Leftist principles are at odds with humanity

- The Washington Times - Thursday, September 2, 2010

The hostage situation at the Discovery Channel headquarters in Silver Spring, Md., ended Wednesday with police taking the life of the apparent gunman, James L. Lee. This unhinged individual, inspired by the ideas of environmental extremists, believed that by terrorizing employees at the television network he would spark a change that would ultimately "save the planet." His problem was that he took far-left principles a bit too seriously.

Heavily influenced by Al Gore's apocalyptic film "An Inconvenient Truth," Lee saw mankind itself as the biggest threat to planetary survival. Lee logically concluded that reducing the number of human beings represented the only certain means of ending that threat. He took his anger out on the television network best known for its nature programming because it too often had shows that also glorified man's achievement. "All programs on Discovery Health-TLC must stop encouraging the birth of any more parasitic human infants and the false heroics behind those actions," Lee explained in the manifesto posted on his website, savetheplanetprotest.com.

Despite the network's extensive "green" programming, Lee could not forgive Discovery for shows like "Extreme Machines" and "Future Weapons" that he described as "glorifying of civilization and its machinery." Self-styled environmentalists frequently call for a return to nature and a rollback of society, placing the needs of obscure animal species above those of man. California homeowners, for example, can be prohibited from using firebreaks to protect their residences from wildfire because doing so allegedly would disturb the habitat of the Stephen's kangaroo rat, in violation of the federal Endangered Species Act.

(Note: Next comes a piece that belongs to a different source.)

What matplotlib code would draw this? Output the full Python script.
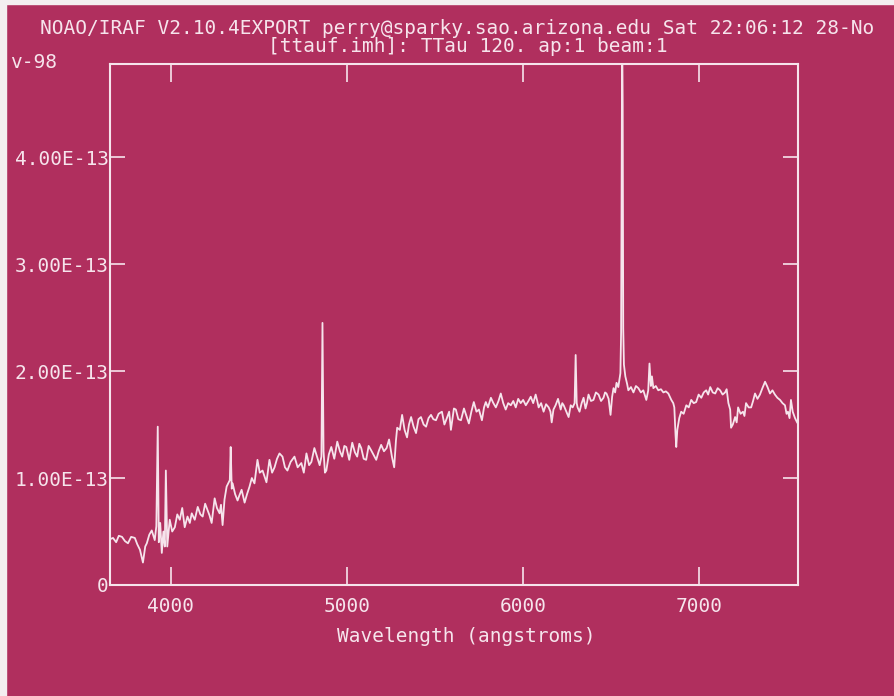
import matplotlib
matplotlib.use("Agg")
import matplotlib.pyplot as plt
import numpy as np
from matplotlib.patches import Rectangle

# spectrum, flux in units of 1e-13
wave = [3658, 3672, 3690, 3705, 3723, 3740, 3757, 3775, 3796, 3810, 3825, 3842, 3855, 3864, 3878, 3892,
        3909, 3918, 3926, 3932, 3940, 3949, 3958, 3966, 3972, 3980, 3994, 4008, 4023, 4037, 4051, 4065,
        4079, 4095, 4108, 4119, 4136, 4153, 4168, 4181, 4195, 4209, 4220, 4232, 4249, 4262, 4277, 4285,
        4294, 4305, 4317, 4335, 4340, 4346, 4351, 4365, 4379, 4390, 4402, 4419, 4433, 4447, 4460, 4475,
        4492, 4505, 4521, 4543, 4560, 4575, 4589, 4603, 4617, 4634, 4648, 4662, 4680, 4702, 4720, 4741,
        4755, 4770, 4785, 4798, 4815, 4832, 4845, 4855, 4861, 4867, 4875, 4883, 4897, 4911, 4928, 4945,
        4960, 4973, 4985, 4996, 5013, 5030, 5045, 5058, 5070, 5081, 5095, 5109, 5123, 5137, 5150, 5166,
        5180, 5194, 5210, 5225, 5239, 5255, 5268, 5278, 5285, 5300, 5313, 5327, 5341, 5352, 5364, 5378,
        5392, 5406, 5420, 5435, 5449, 5463, 5477, 5490, 5505, 5520, 5539, 5553, 5567, 5580, 5590, 5607,
        5618, 5632, 5647, 5664, 5678, 5692, 5706, 5720, 5735, 5749, 5766, 5778, 5788, 5800, 5817, 5831,
        5845, 5860, 5873, 5887, 5901, 5915, 5930, 5944, 5958, 5972, 5986, 6000, 6015, 6030, 6043, 6057,
        6071, 6080, 6088, 6102, 6116, 6130, 6145, 6155, 6162, 6172, 6184, 6198, 6213, 6222, 6230, 6245,
        6258, 6270, 6281, 6292, 6298, 6304, 6309, 6320, 6332, 6343, 6354, 6362, 6371, 6385, 6399, 6413,
        6428, 6442, 6456, 6465, 6473, 6485, 6496, 6505, 6513, 6522, 6530, 6540, 6552, 6556, 6559, 6562,
        6565, 6568, 6572, 6580, 6590, 6597, 6612, 6626, 6640, 6654, 6668, 6682, 6699, 6710, 6717, 6725,
        6731, 6739, 6753, 6767, 6782, 6796, 6810, 6824, 6841, 6852, 6858, 6865, 6869, 6875, 6886, 6897,
        6911, 6926, 6940, 6954, 6968, 6982, 6996, 7011, 7025, 7039, 7050, 7062, 7076, 7090, 7104, 7118,
        7132, 7146, 7155, 7165, 7175, 7180, 7190, 7203, 7212, 7220, 7234, 7248, 7256, 7265, 7280, 7294,
        7305, 7316, 7330, 7344, 7358, 7373, 7387, 7401, 7415, 7429, 7443, 7458, 7472, 7486, 7495, 7503,
        7512, 7520, 7530, 7543, 7555]
flux = [0.43, 0.44, 0.40, 0.46, 0.45, 0.41, 0.39, 0.45, 0.44, 0.38, 0.33, 0.21, 0.36, 0.39, 0.47, 0.51,
        0.42, 0.55, 1.48, 0.40, 0.58, 0.30, 0.50, 0.36, 1.07, 0.36, 0.61, 0.50, 0.54, 0.66, 0.61, 0.72,
        0.54, 0.64, 0.58, 0.67, 0.61, 0.73, 0.66, 0.64, 0.76, 0.70, 0.65, 0.58, 0.81, 0.72, 0.67, 0.75,
        0.56, 0.80, 0.92, 0.98, 1.29, 0.90, 0.95, 0.85, 0.79, 0.84, 0.89, 0.77, 0.85, 0.92, 1.00, 0.95,
        1.17, 1.05, 1.07, 0.96, 1.17, 1.05, 1.10, 1.18, 1.23, 1.20, 1.10, 1.07, 1.15, 1.20, 1.10, 1.14,
        1.05, 1.23, 1.12, 1.15, 1.28, 1.19, 1.12, 1.20, 2.45, 1.25, 1.05, 1.07, 1.22, 1.29, 1.18, 1.34,
        1.25, 1.20, 1.30, 1.29, 1.17, 1.33, 1.24, 1.20, 1.32, 1.28, 1.18, 1.17, 1.30, 1.26, 1.22, 1.17,
        1.25, 1.31, 1.25, 1.28, 1.36, 1.20, 1.10, 1.35, 1.47, 1.45, 1.59, 1.45, 1.38, 1.50, 1.57, 1.48,
        1.42, 1.55, 1.57, 1.50, 1.48, 1.56, 1.59, 1.55, 1.54, 1.60, 1.62, 1.50, 1.56, 1.62, 1.45, 1.65,
        1.64, 1.55, 1.54, 1.65, 1.58, 1.51, 1.62, 1.71, 1.62, 1.64, 1.54, 1.66, 1.71, 1.66, 1.75, 1.70,
        1.66, 1.72, 1.79, 1.70, 1.64, 1.70, 1.68, 1.72, 1.66, 1.74, 1.70, 1.73, 1.68, 1.72, 1.76, 1.70,
        1.78, 1.72, 1.66, 1.70, 1.62, 1.69, 1.66, 1.62, 1.52, 1.64, 1.68, 1.74, 1.64, 1.70, 1.68, 1.62,
        1.57, 1.68, 1.66, 1.70, 2.15, 1.70, 1.66, 1.62, 1.70, 1.75, 1.65, 1.70, 1.78, 1.72, 1.73, 1.80,
        1.78, 1.72, 1.75, 1.80, 1.79, 1.74, 1.59, 1.76, 1.84, 1.80, 1.89, 1.85, 1.98, 2.36, 3.83, 5.20,
        4.49, 2.40, 2.06, 1.95, 1.88, 1.82, 1.85, 1.80, 1.86, 1.84, 1.80, 1.82, 1.73, 1.82, 2.07, 1.86,
        1.95, 1.84, 1.86, 1.82, 1.83, 1.80, 1.81, 1.79, 1.73, 1.70, 1.66, 1.40, 1.29, 1.45, 1.56, 1.62,
        1.60, 1.68, 1.66, 1.73, 1.70, 1.71, 1.78, 1.75, 1.80, 1.82, 1.78, 1.85, 1.80, 1.79, 1.84, 1.82,
        1.78, 1.80, 1.83, 1.70, 1.64, 1.47, 1.50, 1.57, 1.52, 1.66, 1.60, 1.62, 1.58, 1.70, 1.66, 1.66,
        1.72, 1.79, 1.74, 1.78, 1.84, 1.90, 1.85, 1.79, 1.82, 1.78, 1.75, 1.73, 1.70, 1.68, 1.60, 1.62,
        1.56, 1.73, 1.62, 1.56, 1.52]

xticks = [4000, 5000, 6000, 7000]
yticks = [0, 1e-13, 2e-13, 3e-13, 4e-13]
ylabels = ["0", "1.00E-13", "2.00E-13", "3.00E-13", "4.00E-13"]

bg = "#b02f5e"
fg = "#f6e4ec"
plt.rcParams['font.family'] = ['DejaVu Sans Mono']

fig = plt.figure(figsize=(8.95, 6.96), dpi=100, facecolor=bg)
ax = fig.add_axes([110/895, 1-585/696, 688/895, 521/696])
ax.set_facecolor(bg)

ax.plot(np.array(wave), np.array(flux)*1e-13, color=fg, lw=1.3)

ax.set_xlim(3655, 7560)
ax.set_ylim(0, 4.87e-13)
ax.set_xticks(xticks)
ax.set_xticklabels([str(t) for t in xticks])
ax.set_yticks(yticks)
ax.set_yticklabels(ylabels)

for s in ax.spines.values():
    s.set_color(fg)
    s.set_linewidth(1.5)
ax.tick_params(axis='x', direction='in', length=13, width=1.2, color=fg, labelcolor=fg,
               labelsize=14, top=True, pad=9)
ax.tick_params(axis='y', direction='in', length=11, width=1.2, color=fg, labelcolor=fg,
               labelsize=14, right=True, pad=1)

# header lines (the first one is cut at the right edge in the original)
fig.text(40/895, 1-28/696, "NOAO/IRAF V2.10.4EXPORT perry@sparky.sao.arizona.edu Sat 22:06:12 28-No",
         color=fg, fontsize=14, va='center', ha='left')
fig.text(268/895, 1-47/696, "[ttauf.imh]: TTau 120. ap:1 beam:1",
         color=fg, fontsize=14, va='center', ha='left')
fig.text(10/895, 1-62/696, "v-98", color=fg, fontsize=14, va='center', ha='left')
fig.text(466/895, 1-637/696, "Wavelength (angstroms)", color=fg, fontsize=14, va='center', ha='center')

# light frame edges of the screenshot
fig.patches.append(Rectangle((0, 0), 6/895, 1, transform=fig.transFigure, color="#f4eef0", zorder=0))
fig.patches.append(Rectangle((0, 1-4/696), 1, 4/696, transform=fig.transFigure, color="#f4eef0", zorder=0))

fig.savefig("out.png", dpi=100, facecolor=bg)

The left's promotion of abortion likewise reflects the diminished value the movement places on human life. Not surprisingly, Planned Parenthood founder Margaret Sanger embraced the same overpopulation theories of 19th-century scaremonger Thomas Malthus that Lee cited as inspiration. Hollywood productions like "The Day After Tomorrow" brought these ideas to life on the silver screen, showing the destruction purportedly caused by mankind's expansion over the planet.

Where Lee went wrong was in not following Mr. Gore's example. The Nobel laureate preaches the need for humanity to reduce its consumption, but he doesn't actually reduce his own. To the contrary, Mr. Gore's 9,000 square-foot Tennessee mansion consumes 12 times the amount of energy an average family home might use. Mr. Gore has even added a 6,500 square-foot palace in Montecito, Calif., to his collection of luxury estates. Nor do any of Mr. Gore's Gulfstream-flying Hollywood companions follow their own pronouncements about the need to reduce carbon footprints. This healthy hypocrisy does wonders to dispel the risk of dangerous activism on behalf of Mother Earth.

Some in the media have been desperate to paint Tea Party activists as espousing violence, pointing to one individual holding a hateful sign to tar the entire movement. Tea Party principles are inherently peaceful, but this isn't true of the environmental left. So long as this movement portrays mankind as a parasite and a danger, more Unabombers and Silver Spring gunmen will follow.